Consensus of Discrete-Time Linear Multi-Agent Systems with Observer-Type Protocols (1102.5599v2)

Abstract: This paper concerns the consensus of discrete-time multi-agent systems with linear or linearized dynamics. An observer-type protocol based on the relative outputs of neighboring agents is proposed. The consensus of such a multi-agent system with a directed communication topology can be cast into the stability of a set of matrices with the same low dimension as that of a single agent. The notion of discrete-time consensus region is then introduced and analyzed. For neurally stable agents, it is shown that there exists an observer-type protocol having a bounded consensus region in the form of an open unit disk, provided that each agent is stabilizable and detectable. An algorithm is further presented to construct a protocol to achieve consensus with respect to all the communication topologies containing a spanning tree.
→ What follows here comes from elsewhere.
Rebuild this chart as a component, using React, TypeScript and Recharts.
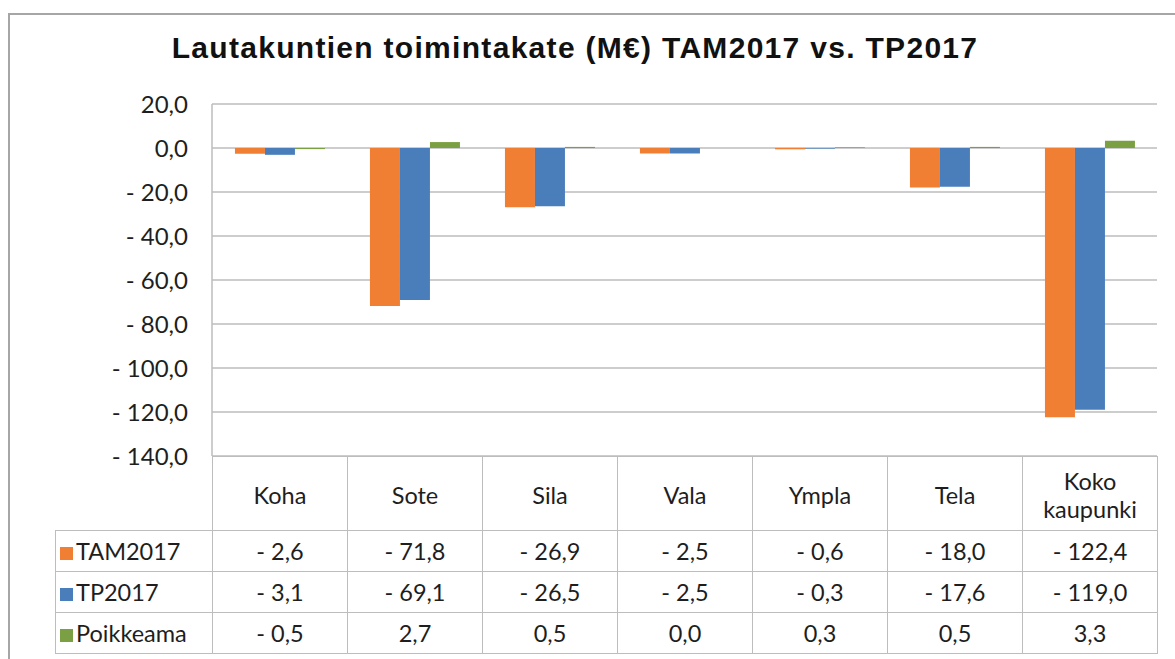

Moreover, for the case where the agents have no poles outside the unit circle,an algorithm is proposed to construct a protocol having an origin-centered disk of radius $\delta$ ($0<\delta<1$) as its consensus region, where $\delta$ has to further satisfy a constraint related to the unstable eigenvalues of a single agent for the case where each agent has a least one eigenvalue outside the unit circle. Finally, the consensus algorithms are applied to solve formation control problems of multi-agent systems.